Nobody who has ever come to a Fulham Opera performance before would expect anything approaching the cut-out sets, tartan and kilts that framed my Sutherland/Bergonzi Lucia in 1985. Director Sarah Hutchinson has adapted Jim Manganello’s original production for an underground studio at the Arcola Theatre which is as intimate as it can possibly be for a performance for a bel canto opera. Anna Yates’s sets and costumes update what we see to relatively modern times and there are minimal props; a small square platform, a chaise longue, several covered chairs and a small china tea set with a cake – and that is about it. Strangely there were no mobile phones to be seen and people still seemed to communicate by writing letters – remember them? It might have been a good idea for Lucia to receive the fake news from Edgardo – to say he had forgotten her and taken a new lover – as a text or email!
Edgardo – looking rather like a game keeper with his flat cap – might be ‘old money’ compared to the ‘new money’ – and better dressed – Lammermoors. When we first see Lucia and her companion Alisa they seem dressed for a night out at Brentwood’s Sugar Hut, famous from TOWIE on TV! Later Lucia is in street-style clothes with fashionable leggings or in a turquoise minidress or wearing Arturo’s blood-spattered white shirt as she wields a large knife for her ‘Mad Scene’. There was a hardworking chorus of just five (four women and one man) who filled in everywhere whether it was supposed to be a men’s chorus or a mixed one. For the opera’s second scene three of them stood still throughout representing a statue that reminded me of Dr Who’s ‘Weeping Angels’. At the end the whole cast sat still for the very final scene to represent Edgardo’s ancestors at his family’s graveyard. The most potent scene was the wedding scene – that had many memorable moments – culminating in Lucia being forced into a white dress and beneath a duvet as the preening Arturo gets ready to consummate their marriage.

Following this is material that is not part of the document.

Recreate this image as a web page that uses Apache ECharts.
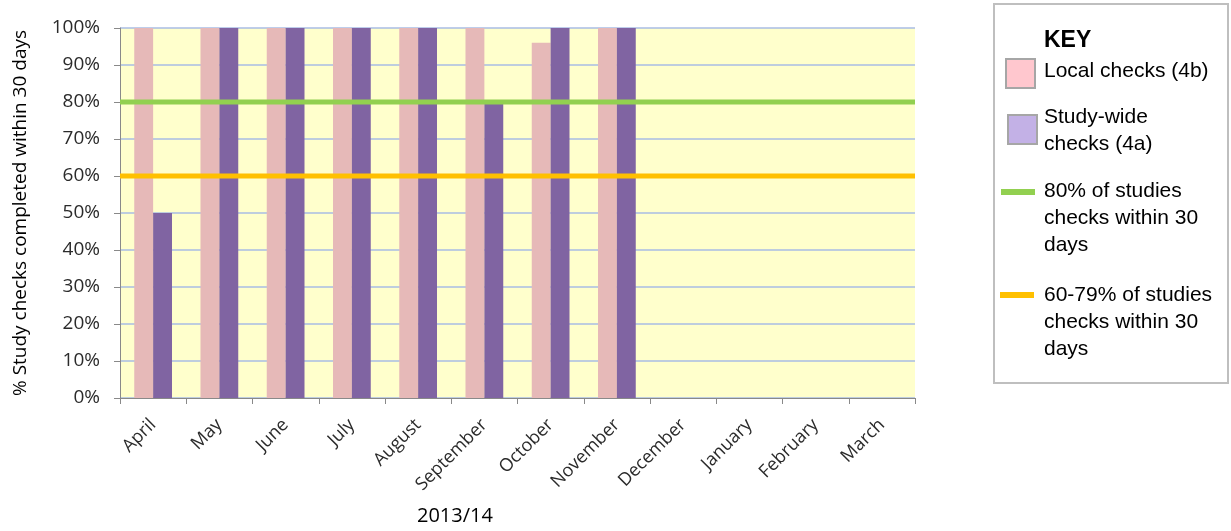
<!DOCTYPE html>
<html>
<head>
<meta charset="utf-8">
<script src="https://cdn.jsdelivr.net/npm/echarts@6/dist/echarts.min.js"></script>
<style>
  html, body { margin: 0; padding: 0; background: #ffffff; }
  #chart { width: 1231px; height: 531px; }
</style>
</head>
<body>
<div id="chart"></div>
<script>
// Monthly study checks completed within 30 days, 2013/14
const months = ['April', 'May', 'June', 'July', 'August', 'September',
  'October', 'November', 'December', 'January', 'February', 'March'];
const localChecks = [100, 100, 100, 100, 100, 100, 96, 100, null, null, null, null];
const studyWideChecks = [50, 100, 100, 100, 100, 80, 100, 100, null, null, null, null];
const target80 = [80, 80, 80, 80, 80, 80, 80, 80, 80, 80, 80, 80];
const target60 = [60, 60, 60, 60, 60, 60, 60, 60, 60, 60, 60, 60];
const yTicks = [0, 10, 20, 30, 40, 50, 60, 70, 80, 90, 100];

const keyFont = '"Liberation Sans", Arial, sans-serif';
const axisFont = '"Open Sans", "Noto Sans", sans-serif';

const chart = echarts.init(document.getElementById('chart'), null, { renderer: 'canvas' });

function keyText(x, y, text, bold, size) {
  return {
    type: 'text', left: x, top: y,
    style: { text: text, font: (bold ? 'bold ' : '') + size + 'px ' + keyFont,
      fill: '#000000', textVerticalAlign: 'top' }
  };
}

chart.setOption({
  animation: false,
  backgroundColor: '#ffffff',
  grid: {
    left: 120, right: 316, top: 28, bottom: 133,
    show: true, backgroundColor: '#FFFFCC', borderWidth: 0
  },
  xAxis: [{
    type: 'category',
    data: months,
    boundaryGap: true,
    axisLine: { show: true, lineStyle: { color: '#898989', width: 1 } },
    axisTick: { show: true, length: 6, lineStyle: { color: '#898989' } },
    axisLabel: {
      rotate: 45, color: '#2b2b2b', fontFamily: axisFont, fontSize: 18,
      margin: 24, interval: 0
    },
    splitLine: { show: false }
  }, {
    type: 'category',
    data: months,
    boundaryGap: false,
    show: false
  }],
  yAxis: {
    type: 'value',
    min: yTicks[0], max: yTicks[yTicks.length - 1], interval: 10,
    name: '% Study checks completed within 30 days',
    nameLocation: 'middle', nameRotate: 90, nameGap: 90,
    nameTextStyle: { color: '#000000', fontFamily: axisFont, fontSize: 19 },
    axisLine: { show: true, lineStyle: { color: '#898989', width: 1 } },
    axisTick: { show: true, length: 6, lineStyle: { color: '#898989' } },
    axisLabel: {
      formatter: '{value}%', color: '#2b2b2b', fontFamily: axisFont,
      fontSize: 19, margin: 20
    },
    splitLine: { show: true, lineStyle: { color: '#A8BDE4', width: 1.5 } }
  },
  series: [{
    name: 'Local checks (4b)',
    type: 'bar',
    data: localChecks,
    barGap: '0%',
    barCategoryGap: '43%',
    itemStyle: { color: '#E6B9B8' },
    z: 2
  }, {
    name: 'Study-wide checks (4a)',
    type: 'bar',
    data: studyWideChecks,
    itemStyle: { color: '#8064A2' },
    z: 2
  }, {
    name: '80% of studies checks within 30 days',
    type: 'line',
    xAxisIndex: 1,
    data: target80,
    symbol: 'none',
    lineStyle: { color: '#92D050', width: 5 },
    z: 3
  }, {
    name: '60-79% of studies checks within 30 days',
    type: 'line',
    xAxisIndex: 1,
    data: target60,
    symbol: 'none',
    lineStyle: { color: '#FFC000', width: 5 },
    z: 3
  }],
  graphic: [
    {
      type: 'text', left: 417, top: 506,
      style: { text: '2013/14', font: '20px ' + axisFont, fill: '#000000' }
    },
    {
      type: 'rect', shape: { x: 994, y: 4, width: 234, height: 379 },
      style: { fill: '#ffffff', stroke: '#BFBFBF', lineWidth: 2 }
    },
    keyText(1044, 29, 'KEY', true, 23),
    {
      type: 'rect', shape: { x: 1006, y: 59, width: 29, height: 29 },
      style: { fill: '#FFC7CE', stroke: '#A6A6A6', lineWidth: 2 }
    },
    keyText(1044, 61, 'Local checks (4b)', false, 21),
    {
      type: 'rect', shape: { x: 1008, y: 115, width: 29, height: 29 },
      style: { fill: '#C3B1E6', stroke: '#A6A6A6', lineWidth: 2 }
    },
    keyText(1044, 107, 'Study-wide', false, 21),
    keyText(1044, 134, 'checks (4a)', false, 21),
    {
      type: 'line', shape: { x1: 1001, y1: 192, x2: 1035, y2: 192 },
      style: { stroke: '#92D050', lineWidth: 6 }
    },
    keyText(1044, 181, '80% of studies', false, 21),
    keyText(1044, 208, 'checks within 30', false, 21),
    keyText(1044, 235, 'days', false, 21),
    {
      type: 'line', shape: { x1: 1000, y1: 295, x2: 1034, y2: 295 },
      style: { stroke: '#FFC000', lineWidth: 6 }
    },
    keyText(1044, 285, '60-79% of studies', false, 21),
    keyText(1044, 312, 'checks within 30', false, 21),
    keyText(1044, 339, 'days', false, 21)
  ]
});
</script>
</body>
</html>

The soloists were at a disadvantage with the small size of the performing space and the immediacy of the audience who were sometimes less than a metre from them. They still had to sing out using well-trained techniques more appropriate for a larger venue. Vocally it was more can belto than true bel canto singing, and though some singers were undoubtedly better than others nobody let the side down and everyone was committed 100% to the success of the evening. The running time of about two hours of music would suggest some modest cuts, nevertheless, Ben Woodward valiantly played what there was on an upright piano. It could not hope to do full justice to Donizetti’s soundworld that originally utilised a glass harmonica for the ‘Mad Scene’. As the performance went on it seemed to matter less and less, for me, that we were only hearing a piano so that is to the credit of Woodward, artistic director and co-founder of Fulham Opera. Michael Thrift wielded a baton though I was uncertain what this added as for most of the time the singers had their backs to him, but perhaps I was missing something here.
As the circumstances in which they were singing was not ideal I will resist forensically examining the individual performances. Nicola Said seems a delightful singer with her laser-bright top notes and hers was a nuanced, tensely eerie – and very bloody – ‘Mad Scene’. She had by this point elicited much sympathy for her plight especially in our current #MeToo world. Ashley Mercer made Enrico into a thoroughly nasty piece of work and sang with a laidback Machiavellian style. Simon Grange’s brought gravitas and a concerned mien to the chaplain Raimondo. John Wood gave Arturo – the husband Lucia is forced to marry and who she murders on their wedding day – considerable presence and his tenor voice seems to have some encouraging potential. As Enrico’s ‘military advisor’ (as the programme described him) James Bowers isn’t given much to work with by Donizetti and he sang sturdily. Given even less to do, Rebekah Jones caught the eye and ear as a caring Alisa.
Lucia di Lammermoor is a ‘big sing’ not only for the soprano but also for the tenor and Alberto Sousa showed that the opera’s final moments – because of his impassioned two-part aria – doesn’t have to be an anticlimax after Lucia’s mental unravelling. Sousa had been the ardent lover and then suitably passionate and despairing about his lost love. In the end he made the tragedy of what we had seen as much Edgardo’s as it was Lucia’s.